Sunday, January 20, 2013

Telecom to look at renewables

Diesel prices have nearly tripled in the past twelve years in India, and is expected to increase further with diesel deregulation. One of the direct hits of this will be on the mobile industry which uses diesel to power its towers.

The Indian telecom industry consumed an estimated 3.2 billion liters of diesel in 2011, and the amount could rise to six billion liters by 2020, according to Greenpeace India. Enforcement of new regulation that requires use of renewable energy instead of diesel would save more than 540 million liters of diesel annually and cut about nine million tons of carbon emissions by 2015.

In India, which has about 400,000 base stations, the government has mandated that 50 percent of rural sites be powered by renewables by 2015. The decision comes as the Indian government, which heavily subsidizes diesel, looks to lessen the country’s reliance on foreign oil and reduce greenhouse gas emissions. By 2020 75 percent of rural and 33 percent of urban stations will need to run on alternative energy.

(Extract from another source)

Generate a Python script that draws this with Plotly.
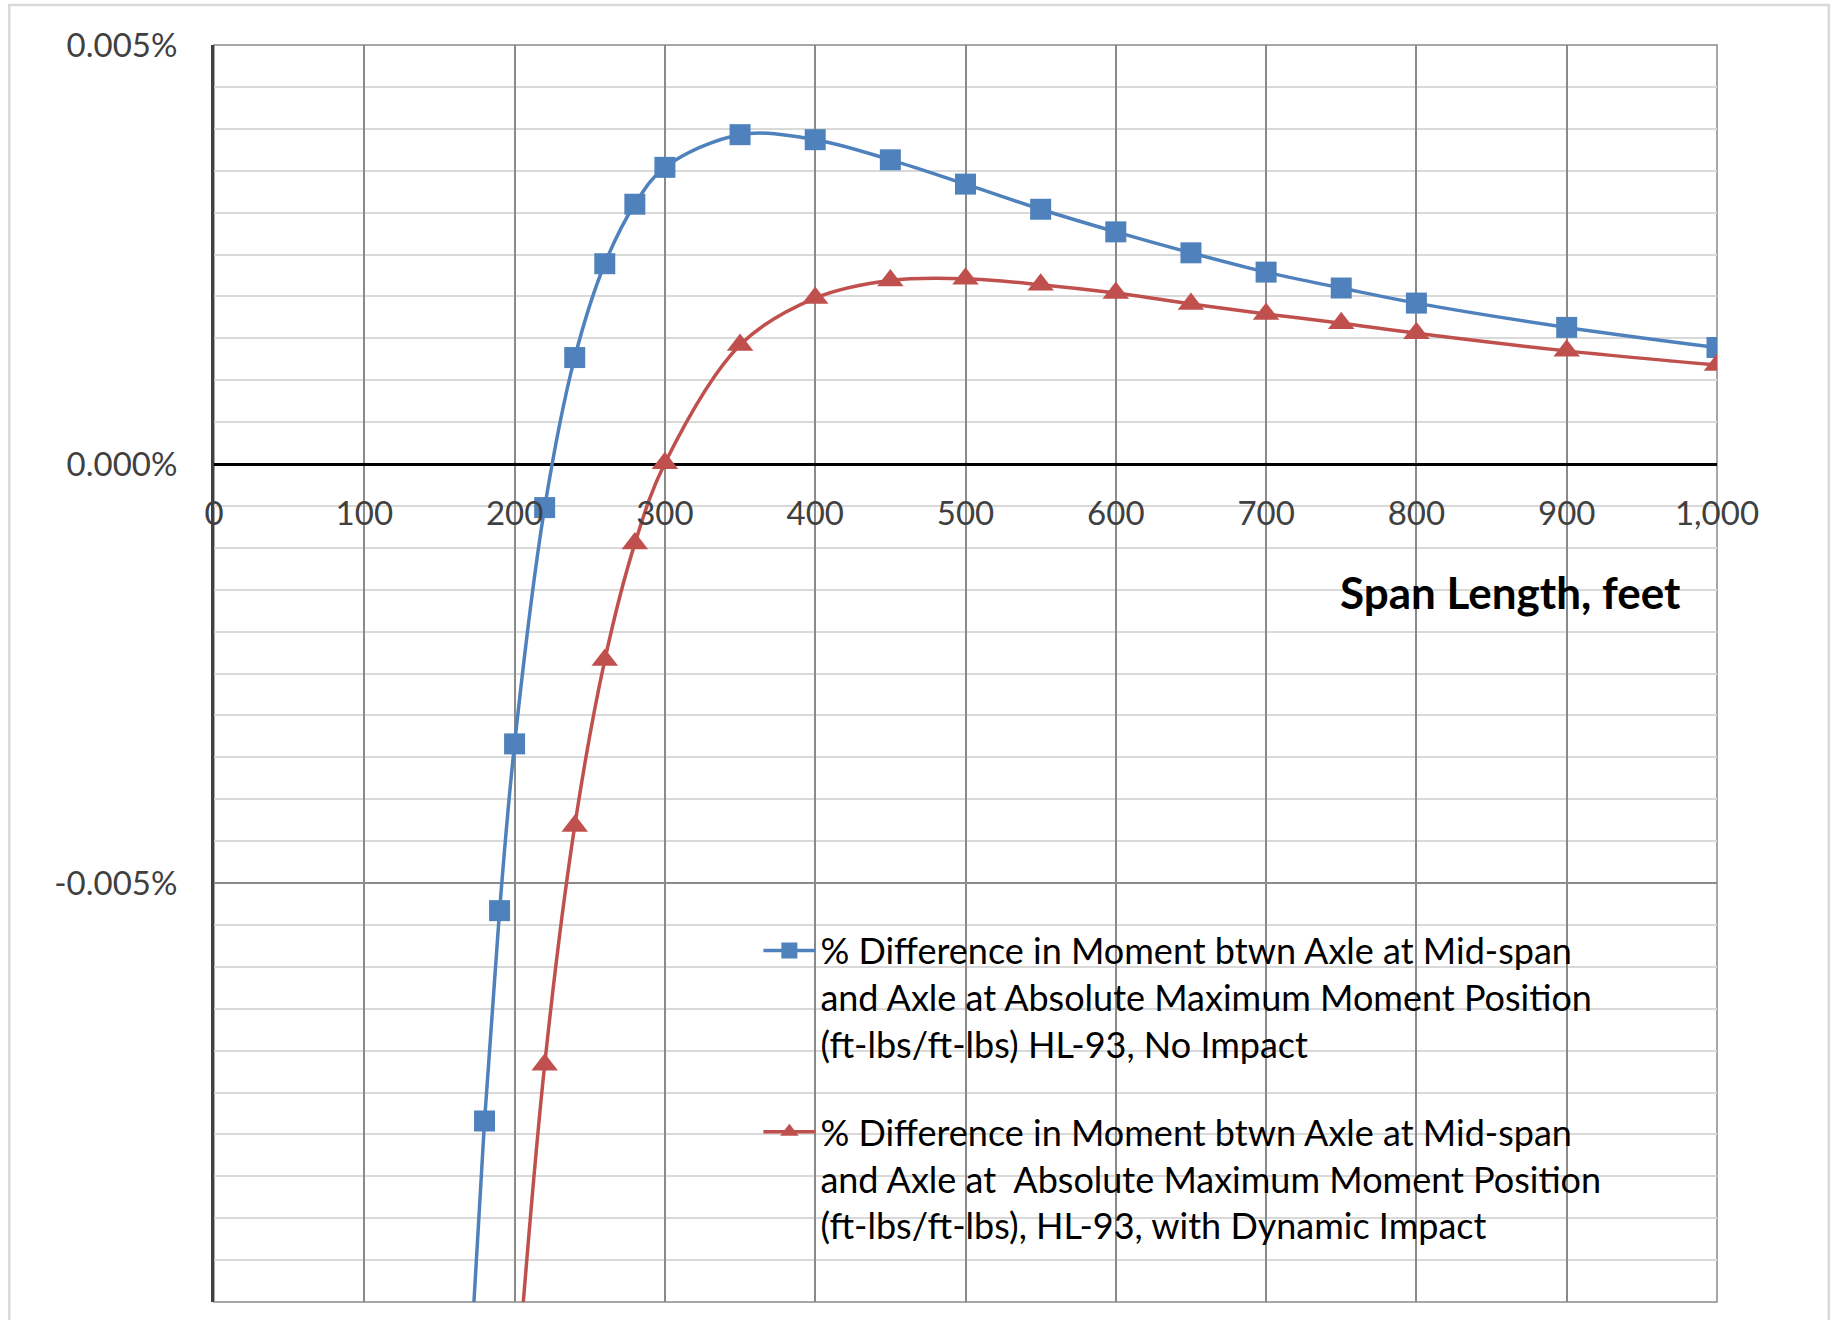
import plotly.graph_objects as go

# ---- data (values in percent) ----
span_no_impact = [170, 180, 190, 200, 220, 240, 260, 280, 300, 350, 400, 450, 500,
                  550, 600, 650, 700, 750, 800, 900, 1000]
pct_no_impact = [-0.0109, -0.00784, -0.00533, -0.00334, -0.00052, 0.00127, 0.00239,
                 0.00310, 0.00354, 0.00393, 0.00387, 0.00363, 0.00334, 0.00304,
                 0.00277, 0.00252, 0.00229, 0.00210, 0.00192, 0.00163, 0.00139]

span_impact = [200, 220, 240, 260, 280, 300, 350, 400, 450, 500, 550, 600, 650,
               700, 750, 800, 900, 1000]
pct_impact = [-0.0113, -0.00717, -0.00432, -0.00234, -0.00095, 0.00001, 0.00142,
              0.00198, 0.00219, 0.00221, 0.00214, 0.00204, 0.00191, 0.00179,
              0.00168, 0.00156, 0.00135, 0.00118]

name_no_impact = ("% Difference in Moment btwn Axle at Mid-span<br>"
                  "and Axle at Absolute Maximum Moment Position<br>"
                  "(ft-lbs/ft-lbs) HL-93, No Impact")
name_impact = ("% Difference in Moment btwn Axle at Mid-span<br>"
               "and Axle at  Absolute Maximum Moment Position<br>"
               "(ft-lbs/ft-lbs), HL-93, with Dynamic Impact")

x_tickvals = [0, 100, 200, 300, 400, 500, 600, 700, 800, 900, 1000]
x_ticktext = ["0", "100", "200", "300", "400", "500", "600", "700", "800", "900", "1,000"]
y_tickvals = [0.005, 0.0, -0.005, -0.010]
y_ticktext = ["0.005%", "0.000%", "-0.005%", "-0.010%"]
x_title = "Span Length, feet"

BLUE = "#4F81BD"
RED = "#C0504D"
FONT = "Lato"

fig = go.Figure()
fig.add_trace(go.Scatter(
    x=span_no_impact, y=pct_no_impact, name=name_no_impact, legendgroup="a",
    mode="lines+markers", line=dict(color=BLUE, width=3.5, shape="spline", smoothing=1),
    marker=dict(symbol="square", size=21, color=BLUE)))
fig.add_trace(go.Scatter(
    x=span_impact, y=pct_impact, name=name_impact, legendgroup="b",
    mode="lines+markers", line=dict(color=RED, width=3.5, shape="spline", smoothing=1),
    marker=dict(symbol="triangle-up", size=23, color=RED)))

fig.update_layout(
    width=1835, height=1320,
    margin=dict(l=213.5, r=118.2, t=45.4, b=18, autoexpand=False),
    paper_bgcolor="white", plot_bgcolor="white",
    font=dict(family=FONT, color="#404040"),
    showlegend=True,
    legend=dict(x=0.3622, y=0.3035, xanchor="left", yanchor="top",
                bgcolor="rgba(0,0,0,0)", font=dict(size=36, color="black", family=FONT),
                valign="top", tracegroupgap=38, itemwidth=52),
    xaxis=dict(range=[0, 1000], tickvals=x_tickvals, ticktext=x_ticktext,
               showgrid=True, gridcolor="#8a8a8a", gridwidth=1.5,
               zeroline=False, showline=False, ticks="", automargin=False,
               anchor="free", position=2/3, ticklabelstandoff=27,
               tickfont=dict(size=33, color="#404040", family=FONT)),
    yaxis=dict(range=[-0.010, 0.005], tickvals=y_tickvals, ticktext=y_ticktext,
               showgrid=True, gridcolor="#8a8a8a", gridwidth=1.5,
               minor=dict(dtick=0.0005, tick0=0, showgrid=True, gridcolor="#d9d9d9",
                          gridwidth=2, ticks=""),
               zeroline=True, zerolinecolor="black", zerolinewidth=3,
               showline=True, linecolor="#404040", linewidth=3, ticks="",
               ticklabelstandoff=27, automargin=False,
               tickfont=dict(size=33, color="#404040", family=FONT)),
    annotations=[dict(x=977.5, y=-0.00153, xref="x", yref="y", text="<b>" + x_title + "</b>",
                      showarrow=False, xanchor="right", yanchor="middle",
                      font=dict(size=44, color="black", family=FONT))],
    shapes=[
        dict(type="rect", xref="paper", yref="paper",
             x0=-0.1362, x1=1.0744, y0=-0.05, y1=1.0318,
             line=dict(color="#d9d9d9", width=2.5), layer="below"),
        dict(type="rect", xref="paper", yref="paper",
             x0=0, x1=1, y0=0, y1=1,
             line=dict(color="#8a8a8a", width=1.5), layer="between"),
    ],
)

fig.write_html("out.html", config={"displayModeBar": False},
               post_script="document.body.style.margin='0';document.body.style.overflow='hidden';")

There are about five million cell phone towers worldwide, 640,000 of which aren’t connected to an electrical grid and largely run on diesel power. One study estimated that 75,000 new off-grid towers would be established in 2012 alone.
Today, solar installations with battery backups are more expensive to install upfront, but the yearly operational expenditure is far lower, recouping the investment in about two to four years. The current annual cost to run a diesel generator for a base station is about $14,510 in India, compared with $8,215 for solar with battery backup. By 2020 the annual cost of using diesel is expected to be more than $20,000 whereas the cost of solar and batteries will likely fall to less than $5,500.

Renewable options also become much more viable as the amount of energy needed to power base stations is reduced. Most of the energy is used by the radio to transmit and receive cell-phone signals. On the low end, a tower that runs all the time uses about the same energy annually as an average U.S. household. Many of the off-grid stations, however, use closer to five kW, according to Pike Research, a market research firm that covers global clean-tech markets.

Globally, the focus is on efficiency and low-power components, especially as bandwidth requirements strain networks. Lowering the energy needs of base stations could also help spur the adoption of renewables.
If the architecture of mobile networks moves to smaller, more distributed small cells, renewable power could be more attractive in developed and developing countries.